Aim of the exercise:
Starting at the line containing "Recreate this image" and ending at the line containing "const bcNames = ['b", reproduce each line exactly as written, with both end lines included and all pictures omitted.

Items:
►

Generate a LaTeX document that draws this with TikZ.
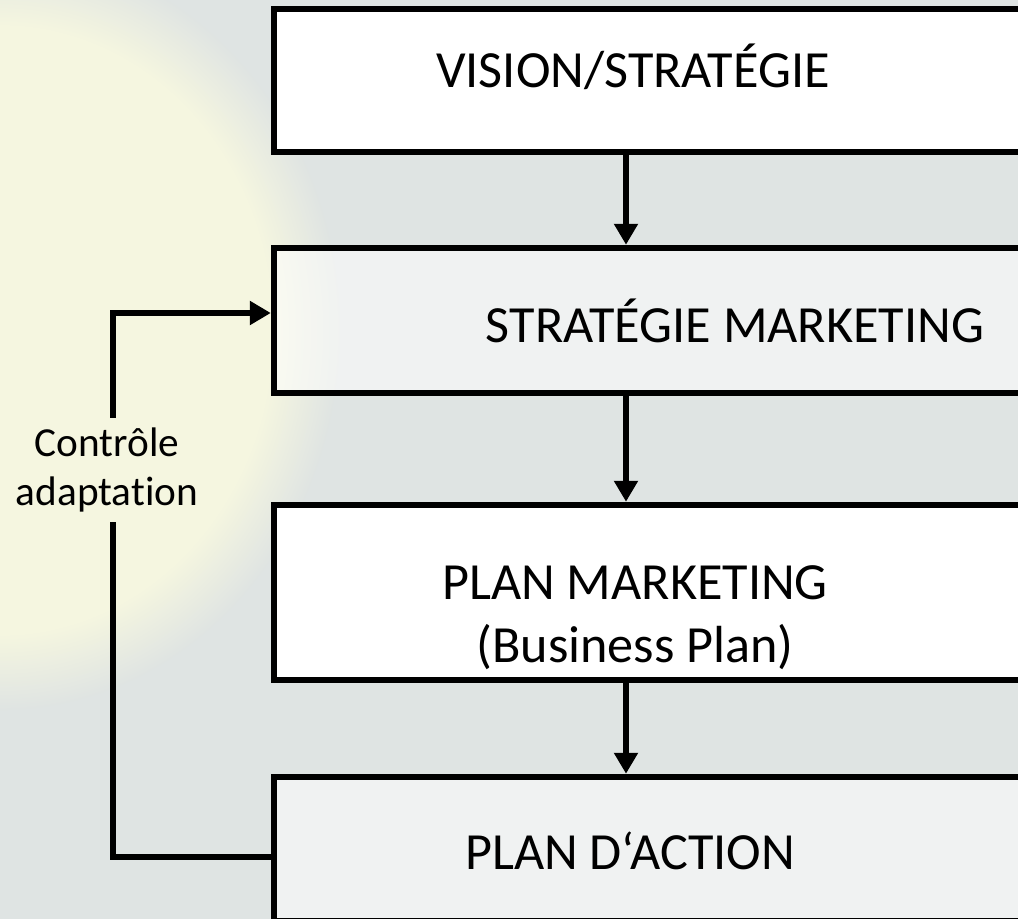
\documentclass[tikz,border=0pt]{standalone}
\usepackage{fontspec}
\setmainfont{Carlito}[Ligatures=NoCommon]
\usetikzlibrary{shapes, arrows.meta, positioning, fadings}

\definecolor{backgrey}{RGB}{223,228,227}
\definecolor{glowyellow}{RGB}{245,246,224}

\begin{document}
\begin{tikzpicture}[x=0.02cm, y=-0.02cm,
    box/.style={draw, line width=0.13cm, inner sep=0pt, minimum width=15.32cm},
    bigtext/.style={font=\fontsize{29.7}{36}\selectfont, anchor=base},
    smalltext/.style={font=\fontsize{23.5}{27.8}\selectfont, align=center, inner sep=0.2cm},
    link/.style={line width=0.13cm},
    tip/.style={-{Triangle[width=0.46cm, length=0.42cm]}}]
    \clip (0,0) rectangle (1018,919);
    % background
    \fill[backgrey] (0,0) rectangle (1018,919);
    \fill[glowyellow, path fading=circle with fuzzy edge 20 percent]
        (0,330) ellipse (340 and 380);
    % boxes
    \node[box, fill=white, minimum height=2.86cm] (vision) at (657,80.5) {};
    \node[box, fill=white, fill opacity=0.55, minimum height=2.9cm] (strat) at (657,320.5) {};
    \node[box, fill=white, minimum height=3.5cm] (plan) at (657,592.5) {};
    \node[box, fill=white, fill opacity=0.55, minimum height=2.88cm] (action) at (657,849) {};
    % texts
    \node[bigtext] (visionT) at (633,88) {VISION/STRATÉGIE};
    \node[bigtext] (stratT) at (735,342) {STRATÉGIE MARKETING};
    \node[bigtext] (planT) at (635,599) {PLAN MARKETING};
    \node[bigtext] (planSub) at (635,662) {(Business Plan)};
    \node[bigtext] (actionT) at (630,869) {PLAN D‘ACTION};
    \node[smalltext] (ctrl) at (107,470) {Contrôle\\adaptation};
    % arrows
    \coordinate (spine) at (626,0);
    \coordinate (loop) at (113,0);
    \draw[link, tip] (vision.south -| spine) -- (strat.north -| spine);
    \draw[link, tip] (strat.south -| spine) -- (plan.north -| spine);
    \draw[link, tip] (plan.south -| spine) -- (action.north -| spine);
    \draw[link] ([yshift=-0.16cm]action.west) -| (ctrl.south -| loop);
    \draw[link, tip] (ctrl.north -| loop) |- ([yshift=0.15cm]strat.west);
\end{tikzpicture}
\end{document}
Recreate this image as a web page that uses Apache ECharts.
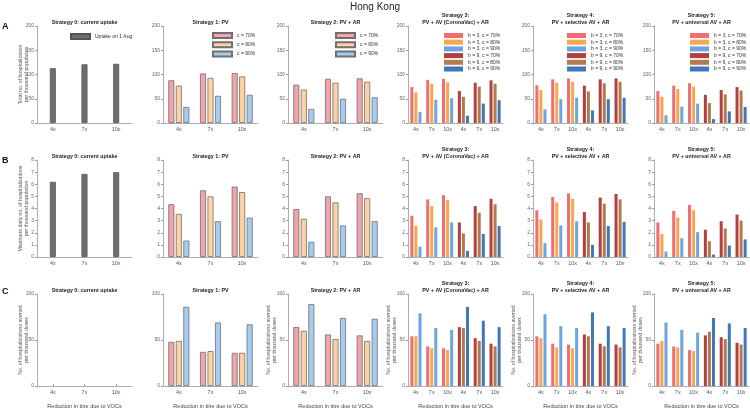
<!DOCTYPE html>
<html>
<head>
<meta charset="utf-8">
<script src="https://cdn.jsdelivr.net/npm/echarts@6/dist/echarts.min.js"></script>
<style>html,body{margin:0;padding:0;background:#fff}#chart{width:750px;height:410px}</style>
</head>
<body>
<div id="chart"></div>
<script>
// ---------- DATA ----------
const cats3 = ['4x', '7x', '10x'];
const cats6 = ['4x', '7x', '10x', '4x', '7x', '10x'];
const strategyTitles = ['Strategy 0: current uptake', 'Strategy 1: PV', 'Strategy 2: PV + AR',
  'Strategy 3:\nPV + AV (CoronaVac) + AR', 'Strategy 4:\nPV + selective AV + AR', 'Strategy 5:\nPV + universal AV + AR'];
const rowLetters = ['A', 'B', 'C'];
const rowYNames = ['Total no. of hospitalization\nper thousand population',
  'Maximum daily no. of hospitalizations\nper thousand population',
  'No. of hospitalizations averted\nper thousand doses'];
const rowYMax = [200, 8, 100];
const rowYInterval = [50, 1, 50];
const xName = 'Reduction in titre due to VOCs';
const s0Name = 'Uptake on 1 Aug';
const cNames = ['c = 70%', 'c = 80%', 'c = 90%'];
const bcNames = ['b = 3, c = 70%', 'b = 3, c = 80%', 'b = 3, c = 90%', 'b = 9, c = 70%', 'b = 9, c = 80%', 'b = 9, c = 90%'];

// Row A: total hospitalizations per thousand population
const A_S0 = [113, 121, 122];
const A_S1_c70 = [88, 102, 103];
const A_S1_c80 = [77, 93, 96];
const A_S1_c90 = [33, 56, 58];
const A_S2_c70 = [79, 91, 92];
const A_S2_c80 = [69, 83, 85];
const A_S2_c90 = [29, 50, 53];
// strategies 3-5: first three = b=3 (4x,7x,10x), last three = b=9
const A_S3_c70 = [74, 89, 91, 66, 83, 88];
const A_S3_c80 = [63, 81, 84, 54, 75, 81];
const A_S3_c90 = [23, 48, 51, 15, 40, 47];
const A_S4_c70 = [78, 90, 92, 77, 90, 92];
const A_S4_c80 = [68, 83, 85, 65, 82, 85];
const A_S4_c90 = [28, 49, 52, 26, 49, 52];
const A_S5_c70 = [66, 77, 82, 58, 68, 74];
const A_S5_c80 = [54, 70, 75, 41, 59, 67];
const A_S5_c90 = [16, 34, 40, 8, 24, 33];

// Row B: maximum daily hospitalizations per thousand population
const B_S0 = [6.2, 6.85, 7.0];
const B_S1_c70 = [4.35, 5.5, 5.8];
const B_S1_c80 = [3.55, 5.0, 5.35];
const B_S1_c90 = [1.35, 2.95, 3.25];
const B_S2_c70 = [3.95, 5.0, 5.25];
const B_S2_c80 = [3.15, 4.5, 4.85];
const B_S2_c90 = [1.25, 2.6, 2.95];
const B_S3_c70 = [3.4, 4.75, 5.1, 2.85, 4.2, 4.8];
const B_S3_c80 = [2.55, 4.2, 4.7, 1.95, 3.65, 4.35];
const B_S3_c90 = [0.85, 2.45, 2.85, 0.5, 1.9, 2.55];
const B_S4_c70 = [3.85, 4.95, 5.25, 3.7, 4.9, 5.2];
const B_S4_c80 = [3.1, 4.5, 4.8, 2.85, 4.4, 4.75];
const B_S4_c90 = [1.15, 2.6, 2.95, 1.0, 2.55, 2.9];
const B_S5_c70 = [2.85, 3.8, 4.3, 2.25, 2.95, 3.5];
const B_S5_c80 = [1.9, 3.25, 3.85, 1.3, 2.35, 3.0];
const B_S5_c90 = [0.45, 1.55, 2.05, 0.2, 0.95, 1.45];

// Row C: hospitalizations averted per thousand doses
const C_S0 = [null, null, null];
const C_S1_c70 = [48, 37, 36];
const C_S1_c80 = [49, 38, 36];
const C_S1_c90 = [86, 69, 67];
const C_S2_c70 = [64, 56, 55];
const C_S2_c80 = [60, 51, 49];
const C_S2_c90 = [89, 74, 73];
const C_S3_c70 = [54, 43, 41, 64, 52, 46];
const C_S3_c80 = [54, 41, 39, 63, 49, 43];
const C_S3_c90 = [79, 63, 61, 86, 71, 64];
const C_S4_c70 = [54, 46, 45, 56, 46, 45];
const C_S4_c80 = [52, 42, 41, 54, 43, 42];
const C_S4_c90 = [78, 65, 63, 80, 65, 63];
const C_S5_c70 = [46, 43, 39, 55, 53, 47];
const C_S5_c80 = [49, 42, 38, 59, 51, 45];
const C_S5_c90 = [69, 61, 58, 74, 68, 63];

const rows = [
  [A_S0, [A_S1_c70, A_S1_c80, A_S1_c90], [A_S2_c70, A_S2_c80, A_S2_c90], [A_S3_c70, A_S3_c80, A_S3_c90], [A_S4_c70, A_S4_c80, A_S4_c90], [A_S5_c70, A_S5_c80, A_S5_c90]],
  [B_S0, [B_S1_c70, B_S1_c80, B_S1_c90], [B_S2_c70, B_S2_c80, B_S2_c90], [B_S3_c70, B_S3_c80, B_S3_c90], [B_S4_c70, B_S4_c80, B_S4_c90], [B_S5_c70, B_S5_c80, B_S5_c90]],
  [C_S0, [C_S1_c70, C_S1_c80, C_S1_c90], [C_S2_c70, C_S2_c80, C_S2_c90], [C_S3_c70, C_S3_c80, C_S3_c90], [C_S4_c70, C_S4_c80, C_S4_c90], [C_S5_c70, C_S5_c80, C_S5_c90]]
];

// ---------- STYLE / LAYOUT ----------
const FONT = 'Liberation Sans, Arial, sans-serif';
const lefts = [37, 163, 288, 408, 533, 654];
const W = 95;
const tops = [26, 160, 294];
const H = [97, 97, 96];
const lightCols = ['#f4a3a8', '#fdd3a5', '#a6cdf0'];
const b3Cols = ['#f26d6d', '#fca64c', '#6aa6e4'];
const b9Cols = ['#b43f3f', '#b47a4b', '#3f77bb'];

const grid = [], xAxis = [], yAxis = [], series = [], title = [], legend = [];

title.push({ text: 'Hong Kong', left: 375, top: 2, textAlign: 'center', padding: 0,
  textStyle: { fontFamily: FONT, fontSize: 10, fontWeight: 'normal', color: '#222' } });

const legendText = { fontFamily: FONT, fontSize: 5, color: '#333' };

for (let r = 0; r < 3; r++) {
  title.push({ text: rowLetters[r], left: 2, top: [22, 156, 287][r], padding: 0,
    textStyle: { fontFamily: FONT, fontSize: 9, fontWeight: 'bold', color: '#111' } });
  for (let s = 0; s < 6; s++) {
    const gi = r * 6 + s;
    grid.push({ left: lefts[s], top: tops[r], width: W, height: H[r], containLabel: false });
    const nLines = strategyTitles[s].split('\n').length;
    title.push({ text: strategyTitles[s], left: lefts[s] + W / 2, top: tops[r] - 6.5 - (nLines - 1) * 7,
      textAlign: 'center', padding: 0,
      textStyle: { fontFamily: FONT, fontSize: 5.3, fontWeight: 'bold', color: '#222', lineHeight: 7 } });
    xAxis.push({ type: 'category', gridIndex: gi, data: s < 3 ? cats3 : cats6,
      axisLine: { lineStyle: { color: '#999', width: 0.8 } },
      axisTick: { show: true, alignWithLabel: true, inside: true, length: 2, lineStyle: { color: '#999' } },
      axisLabel: { fontFamily: FONT, fontSize: 5.5, color: '#555', margin: 3, interval: 0 },
      name: r === 2 ? xName : '', nameLocation: 'middle', nameGap: 17,
      nameTextStyle: { fontFamily: FONT, fontSize: 5.5, color: '#444' } });
    const showYName = s === 0 || (r === 2 && s > 1);
    yAxis.push({ type: 'value', gridIndex: gi, min: 0, max: rowYMax[r], interval: rowYInterval[r],
      axisLine: { show: true, lineStyle: { color: '#999', width: 0.8 } },
      axisTick: { show: true, length: 2, lineStyle: { color: '#999' } },
      splitLine: { show: false },
      axisLabel: { fontFamily: FONT, fontSize: 5, color: '#666', margin: 3 },
      name: showYName ? rowYNames[r] : '', nameLocation: 'middle', nameRotate: 90,
      nameGap: (r === 2 && s > 0) ? 10 : 7, nameMoveOverlap: false,
      nameTextStyle: { fontFamily: FONT, fontSize: 5.2, color: '#555', lineHeight: 6 } });

    const d = rows[r][s];
    if (s === 0) {
      series.push({ type: 'bar', name: s0Name, xAxisIndex: gi, yAxisIndex: gi, data: d, barWidth: 6,
        itemStyle: { color: '#6e6e6e', borderColor: '#555', borderWidth: 0.8 } });
      if (r === 0) legend.push({ data: [s0Name], left: 70, top: 33, orient: 'vertical', padding: 0,
        icon: 'rect', itemWidth: 19, itemHeight: 5, selectedMode: false, textStyle: legendText });
    } else if (s < 3) {
      for (let k = 0; k < 3; k++) {
        series.push({ type: 'bar', name: cNames[k], xAxisIndex: gi, yAxisIndex: gi, data: d[k],
          barWidth: 6, barGap: '25%',
          itemStyle: { color: lightCols[k], borderColor: '#6f6f6f', borderWidth: 0.8 } });
      }
      if (r === 0) legend.push({ data: cNames, left: s === 1 ? 212 : 335, top: 32, orient: 'vertical',
        padding: 0, icon: 'rect', itemWidth: 19, itemHeight: 5, itemGap: 2.3, selectedMode: false,
        textStyle: legendText });
    } else {
      for (let b = 0; b < 2; b++) {
        for (let k = 0; k < 3; k++) {
          const vals = d[k].map((v, i) => ((i < 3) === (b === 0) ? v : null));
          series.push({ type: 'bar', name: bcNames[b * 3 + k], xAxisIndex: gi, yAxisIndex: gi,
            data: vals, stack: 'g' + gi + 'c' + k, barWidth: 3, barGap: '35%',
            itemStyle: { color: (b === 0 ? b3Cols : b9Cols)[k] } });
        }
      }
      if (r === 0) legend.push({ data: bcNames, left: [444, 567, 690][s - 3], top: 33, orient: 'vertical',
        padding: 0, icon: 'rect', itemWidth: 19, itemHeight: 5, itemGap: 1.7, selectedMode: false,
        textStyle: legendText });
    }
  }
}

const chart = echarts.init(document.getElementById('chart'), null, { renderer: 'canvas' });
chart.setOption({ animation: false, backgroundColor: '#fff', title, grid, xAxis, yAxis, series, legend });
</script>
</body>
</html>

◄

Complete output:
Recreate this image as a web page that uses Apache ECharts.
<!DOCTYPE html>
<html>
<head>
<meta charset="utf-8">
<script src="https://cdn.jsdelivr.net/npm/echarts@6/dist/echarts.min.js"></script>
<style>html,body{margin:0;padding:0;background:#fff}#chart{width:750px;height:410px}</style>
</head>
<body>
<div id="chart"></div>
<script>
// ---------- DATA ----------
const cats3 = ['4x', '7x', '10x'];
const cats6 = ['4x', '7x', '10x', '4x', '7x', '10x'];
const strategyTitles = ['Strategy 0: current uptake', 'Strategy 1: PV', 'Strategy 2: PV + AR',
  'Strategy 3:\nPV + AV (CoronaVac) + AR', 'Strategy 4:\nPV + selective AV + AR', 'Strategy 5:\nPV + universal AV + AR'];
const rowLetters = ['A', 'B', 'C'];
const rowYNames = ['Total no. of hospitalization\nper thousand population',
  'Maximum daily no. of hospitalizations\nper thousand population',
  'No. of hospitalizations averted\nper thousand doses'];
const rowYMax = [200, 8, 100];
const rowYInterval = [50, 1, 50];
const xName = 'Reduction in titre due to VOCs';
const s0Name = 'Uptake on 1 Aug';
const cNames = ['c = 70%', 'c = 80%', 'c = 90%'];
const bcNames = ['b = 3, c = 70%', 'b = 3, c = 80%', 'b = 3, c = 90%', 'b = 9, c = 70%', 'b = 9, c = 80%', 'b = 9, c = 90%'];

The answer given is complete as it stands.